Subject: Re: Why Lisp is not popular. No GUI?
From: Erik Naggum <erik@naggum.no>
Date: 02 Dec 2002 07:26:47 +0000
Newsgroups: comp.lang.lisp
Message-ID: <3247802807243478@naggum.no>

* Pratibha
| I assume that we do not want to surface a raw REPL (i.e., a Lisp's
| default REPL) [or a raw Unix shell] because that would allow the end-user
| to type arbitrary Lisp forms [Unix commands], which would be giving too
| much power and potential for damage.

  Oh, so you give preference to issues of too much power and potential for
  damage.  That explains a lot of your stubborn resistance.

| I assume that an app-specific REPL [or shell] would be surfaced under
| control of Lisp, just not *the* raw Lisp REPL [Unix shell].

  What the hell is *the* raw Lisp REPL?

| Aside from too much power, there is the question of whether we would want
| to surface Lisp syntax to the end-user.
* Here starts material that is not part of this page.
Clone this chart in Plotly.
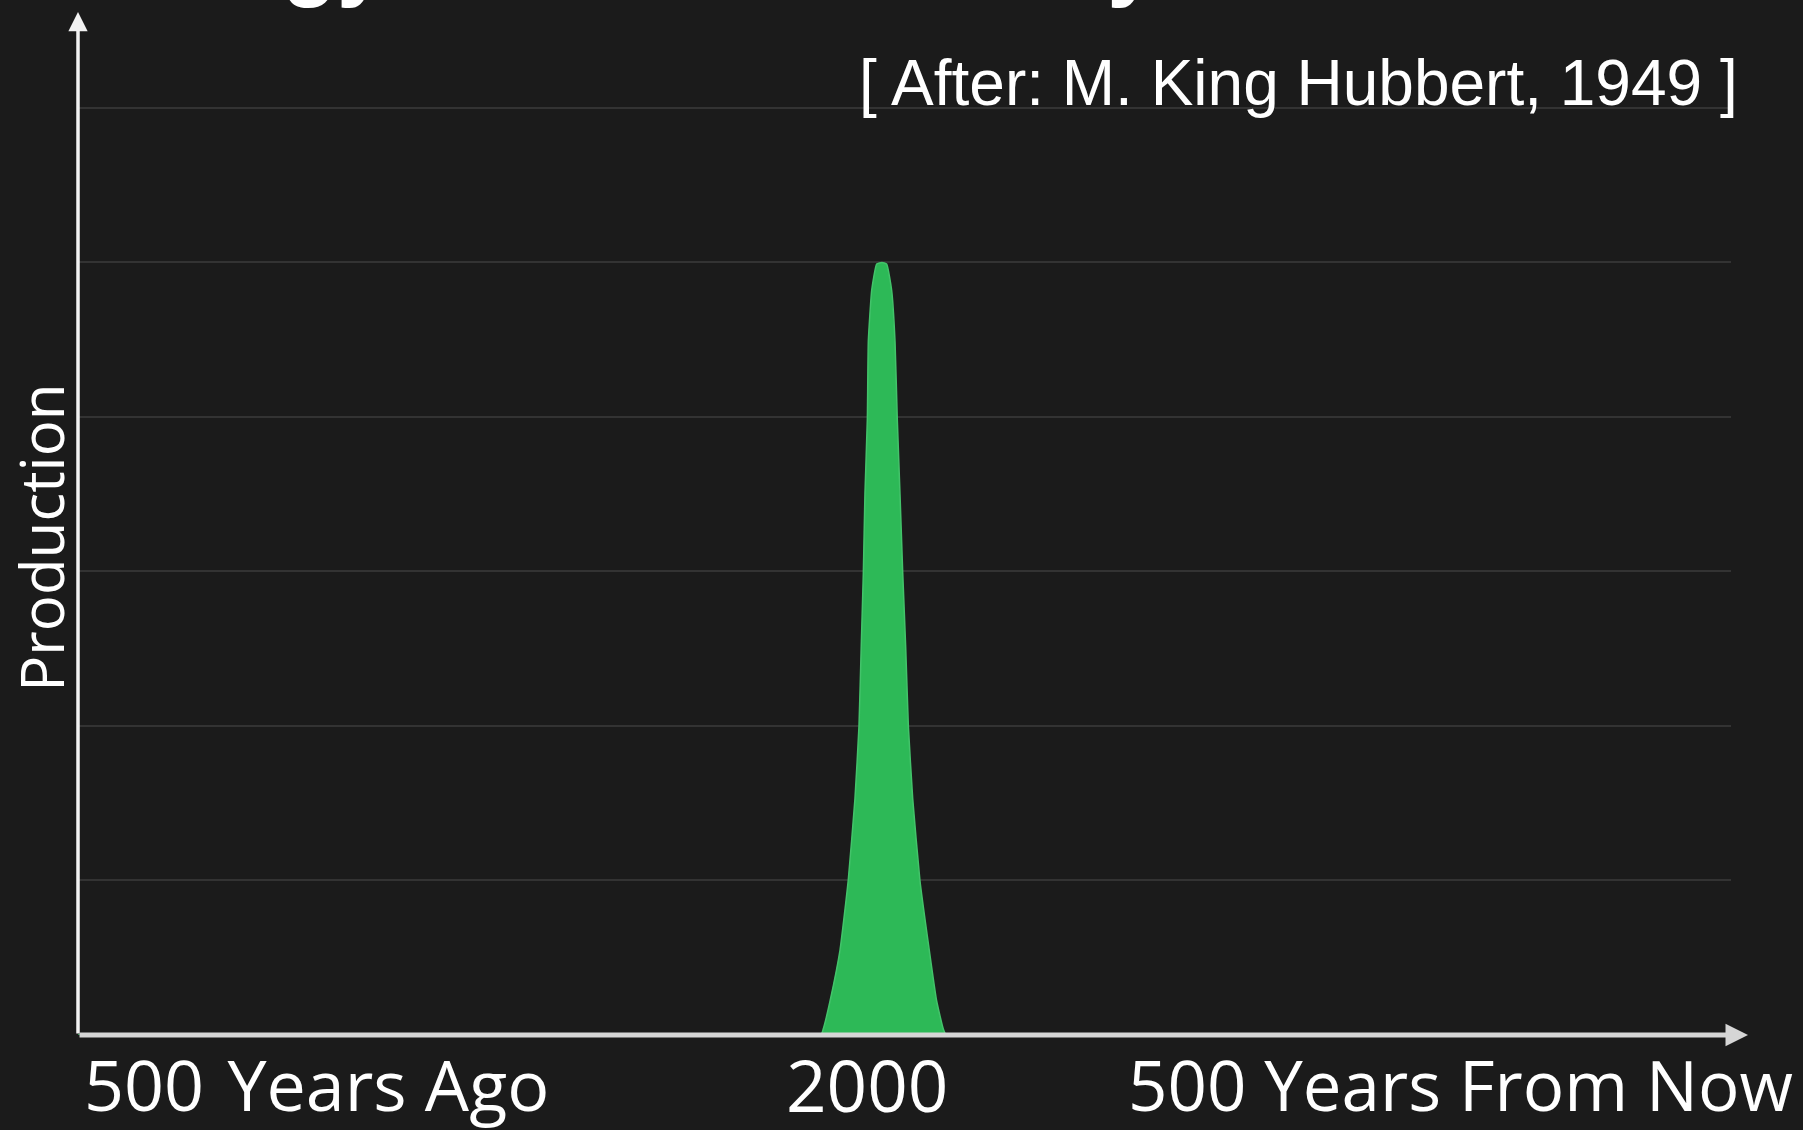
import plotly.graph_objects as go

# Hubbert-style production pulse (year, production units)
years = [1500, 1962, 1963.5, 1967.7, 1973.9, 1979.0, 1983.2, 1985.7, 1987.1,
         1988.4, 1989.4, 1990.9, 1991.5, 1993.6, 1996.7, 2000,
         2002.9, 2006.0, 2008.1, 2009.5, 2011.2, 2012.9, 2014.7, 2016.4,
         2019.1, 2023.6, 2029.4, 2034.0, 2038.1, 2040, 2528]
production = [0, 0, 0.04, 0.22, 0.55, 1.0, 1.53, 2.0, 2.52,
              2.99, 3.5, 3.99, 4.49, 4.82, 4.99, 5.0,
              4.99, 4.82, 4.49, 3.99, 3.5, 2.99, 2.52, 2.0,
              1.53, 1.0, 0.55, 0.22, 0.04, 0, 0]

x_labels = ["500\u2004Years Ago", "2000", "500 Years From Now"]
y_title = "Production"
subtitle = "[ After: M. King Hubbert, 1949 ]"
title = "Energy in Human History"

BG = "#1b1b1b"
GREEN = "#2db957"
LABEL_FONT = "Open Sans, Noto Sans, sans-serif"
ARIAL = "Liberation Sans, Arial, sans-serif"

fig = go.Figure()
fig.add_trace(
    go.Scatter(
        x=years,
        y=production,
        mode="lines",
        fill="tozeroy",
        fillcolor=GREEN,
        line=dict(color="#43c36a", width=1.5, shape="spline", smoothing=0.4),
        hoverinfo="skip",
        showlegend=False,
    )
)

fig.update_xaxes(
    range=[1500, 2528], showgrid=False, zeroline=False,
    showline=False, showticklabels=False, ticks="",
)
fig.update_yaxes(
    range=[0, 6.621], dtick=1, showgrid=True, gridcolor="#333333", gridwidth=2,
    zeroline=False, showline=False, showticklabels=False, ticks="",
)

annotations = [
    # axis arrows
    dict(xref="paper", yref="paper", x=0, y=1, ax=0, ay=1023, text="",
         showarrow=True, arrowhead=2, arrowsize=1.1, arrowwidth=3.5,
         arrowcolor="#f2f2f2", standoff=0),
    dict(xref="paper", yref="paper", x=1.0103, y=0, ax=-1670, ay=0, text="",
         showarrow=True, arrowhead=2, arrowsize=0.9, arrowwidth=5,
         arrowcolor="#d6d6d6", standoff=0),
    # cropped slide title (only the descenders show)
    dict(xref="paper", yref="paper", x=0.001, y=1.053, xanchor="left",
         yanchor="middle", text=f"<b>{title}</b>", showarrow=False,
         font=dict(family=ARIAL, size=90, color="white")),
    dict(xref="paper", yref="paper", x=1.0052, y=0.931, xanchor="right",
         yanchor="middle", text=subtitle, showarrow=False,
         font=dict(family=ARIAL, size=64, color="white")),
    dict(xref="paper", yref="paper", x=-0.0224, y=0.486, xanchor="center",
         yanchor="middle", text=y_title, textangle=-90, showarrow=False,
         font=dict(family=LABEL_FONT, size=60, color="white")),
    dict(xref="paper", yref="paper", x=0.003, y=-0.048, xanchor="left",
         yanchor="middle", text=x_labels[0], showarrow=False, borderpad=0,
         font=dict(family=LABEL_FONT, size=70, color="white")),
    dict(xref="paper", yref="paper", x=0.4773, y=-0.048, xanchor="center",
         yanchor="middle", text=x_labels[1], showarrow=False, borderpad=0,
         font=dict(family=LABEL_FONT, size=71, color="white")),
    dict(xref="paper", yref="paper", x=1.0381, y=-0.048, xanchor="right",
         yanchor="middle", text=x_labels[2], showarrow=False, borderpad=0,
         font=dict(family=LABEL_FONT, size=69, color="white")),
]

fig.update_layout(
    width=1803,
    height=1130,
    paper_bgcolor=BG,
    plot_bgcolor=BG,
    margin=dict(l=78, r=72, t=12, b=95),
    annotations=annotations,
    showlegend=False,
)

fig.write_html(
    "out.html",
    config={"displayModeBar": False},
    post_script="document.body.style.margin='0';"
                "document.body.style.background='#1b1b1b';",
)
  Oh, Christ.  You have made up your mind about so much that communication
  with you is a waste of time.  Will you /please/ cut down on the assumptions
  and your belief that you have already grasped everything there is to grasp
  and just /listen/ to other people for a while?  I refuse to shoe-horn what
  I talk about into the pre-existing concepts of people who have not thought
  about what I talk about.  /THINK/ about something that is new to you, do
  /not/ try to make it the same as you think everything else is, because if
  it /were/, the opinions expressed by other people would be /redundant/
  and by the law of relevance in communication, we try to communicate what
  is the most important at all times, and that means at this time that you
  have to stop believing that you have figured this out, already, when you
  have not in fact grasped even the core principle.

| Actually, I agree in principle - in theory - in the abstract.
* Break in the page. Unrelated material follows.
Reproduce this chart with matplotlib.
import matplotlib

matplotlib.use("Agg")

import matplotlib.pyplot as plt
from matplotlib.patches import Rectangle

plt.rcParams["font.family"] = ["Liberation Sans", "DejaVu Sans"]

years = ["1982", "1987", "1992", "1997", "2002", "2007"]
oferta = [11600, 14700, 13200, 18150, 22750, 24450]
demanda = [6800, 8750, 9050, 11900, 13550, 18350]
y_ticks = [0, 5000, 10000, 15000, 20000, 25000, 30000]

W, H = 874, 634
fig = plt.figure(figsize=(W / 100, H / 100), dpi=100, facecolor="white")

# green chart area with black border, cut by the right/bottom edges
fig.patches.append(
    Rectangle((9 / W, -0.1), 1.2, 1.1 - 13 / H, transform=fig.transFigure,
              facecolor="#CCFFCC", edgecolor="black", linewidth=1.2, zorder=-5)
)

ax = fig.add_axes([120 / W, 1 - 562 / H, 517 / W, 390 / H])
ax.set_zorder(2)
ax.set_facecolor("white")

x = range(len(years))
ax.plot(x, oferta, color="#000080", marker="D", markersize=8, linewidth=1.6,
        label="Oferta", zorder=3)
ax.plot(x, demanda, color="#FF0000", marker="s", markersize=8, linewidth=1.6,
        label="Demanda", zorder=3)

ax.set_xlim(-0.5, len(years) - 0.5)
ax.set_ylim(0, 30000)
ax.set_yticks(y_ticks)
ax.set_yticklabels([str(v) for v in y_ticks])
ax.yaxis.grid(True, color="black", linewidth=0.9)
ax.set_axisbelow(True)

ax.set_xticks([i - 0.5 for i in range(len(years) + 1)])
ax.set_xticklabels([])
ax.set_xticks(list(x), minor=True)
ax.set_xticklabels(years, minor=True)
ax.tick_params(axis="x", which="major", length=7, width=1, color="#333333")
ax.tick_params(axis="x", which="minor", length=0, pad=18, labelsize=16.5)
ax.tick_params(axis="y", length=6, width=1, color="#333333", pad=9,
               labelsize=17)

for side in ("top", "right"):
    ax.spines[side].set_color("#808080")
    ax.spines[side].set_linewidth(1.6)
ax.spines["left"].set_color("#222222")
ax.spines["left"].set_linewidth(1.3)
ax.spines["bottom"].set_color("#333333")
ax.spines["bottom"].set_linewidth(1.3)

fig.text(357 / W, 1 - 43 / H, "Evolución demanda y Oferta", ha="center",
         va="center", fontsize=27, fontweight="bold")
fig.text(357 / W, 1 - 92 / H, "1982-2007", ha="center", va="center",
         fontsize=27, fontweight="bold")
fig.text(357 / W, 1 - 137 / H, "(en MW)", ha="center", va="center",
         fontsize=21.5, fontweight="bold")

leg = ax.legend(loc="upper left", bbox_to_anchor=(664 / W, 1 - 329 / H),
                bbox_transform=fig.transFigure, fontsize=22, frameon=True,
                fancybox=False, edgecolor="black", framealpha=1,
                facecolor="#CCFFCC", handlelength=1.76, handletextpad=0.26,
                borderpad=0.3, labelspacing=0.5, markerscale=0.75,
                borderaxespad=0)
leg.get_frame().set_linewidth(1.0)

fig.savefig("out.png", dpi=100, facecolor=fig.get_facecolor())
  No, you do not yet understand.  Cut this agreement crap and /think/.

| I just wanted to know if there are any existing *end-user* applications
| that could be pointed to as practical examples or models...that would
| qualify in your view as having an intelligently designed CLI.
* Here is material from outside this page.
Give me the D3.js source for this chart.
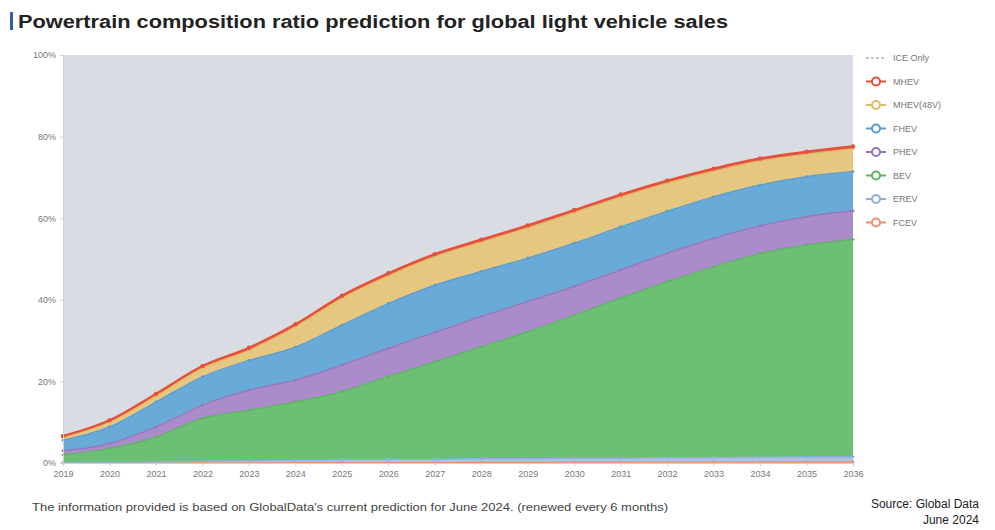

  Giving practical examples to people who do not think yields too much
  potential for damage, and with can't have that.

| In my limited experience as *end-user* the only example I could think of
| is the CLI of AutoCAD.  Does that qualify?

  WTF is this nonsense about *end-user*?

  Are you unable to grasp what I have said about letting the GUI talk a
  /protocol/ to the rest of the application?  Is that why you keep harping
  on the same tired old strings?  Is all that you can imagine a "CLI" that
  talks to *end-users*?  THEN WAKE UP!  This is not what I am talking about.
  I talk about something that you have obviously never thought about.  If
  you want to take part in the communication, then /think/ and /listen/ and
  try to grasp things you have not already grasped.

| > E.g., are you knowledgeable of how the Emacs command loop works?
| 
| No, I do not know the details.

  "E.g." /means/ exampli gratia, and would have been a practical example if
  you had been able to /listen/.  Go read the documentation that comes for
  free with Emacs about how a key is translated to a function call.  Read
  about the `interactive´ declaration in Emacs Lisp.  Understand how this
  declaration is related to the function's argument list.  Be enlightened.

| Would an emacs buffer tied to an inferior Lisp process and surfacing an
| app-specific REPL (not the raw Lisp REPL) be a good way to implement an
| intelligently designed CLI for an *end-user*?

  *NO*    Will you cut down on emphasizing *end-user* and /think/?

| Could intelligently designed CLI be done through a web browser?

  *NO*    But intelligently designed Web interfaces could communicate with
  the same protocol that a systems user (since you are so goddamn stubborn
  about "end-users") would.

  Damnit, will you please try to think about what it means for something to
  be a /protocol/?  Or do I have to return to the very basics and explain
  this to you in novice terms?  Please let me know what you already grasp
  so I do not waste my time trying to communicate to someone who stubbornly
  believes that what he hears is just like something he already believes.
  You have consistently refused to answer any question that would shed
  light on your present state of understanding.  Why do you do this and
  keep arguing against something you do not grasp?

  And WTF am I wasting time on you?  Give me a reason to continue.

-- 
Erik Naggum, Oslo, Norway

Act from reason, and failure makes you rethink and study harder.
Act from faith, and failure makes you blame someone and push harder.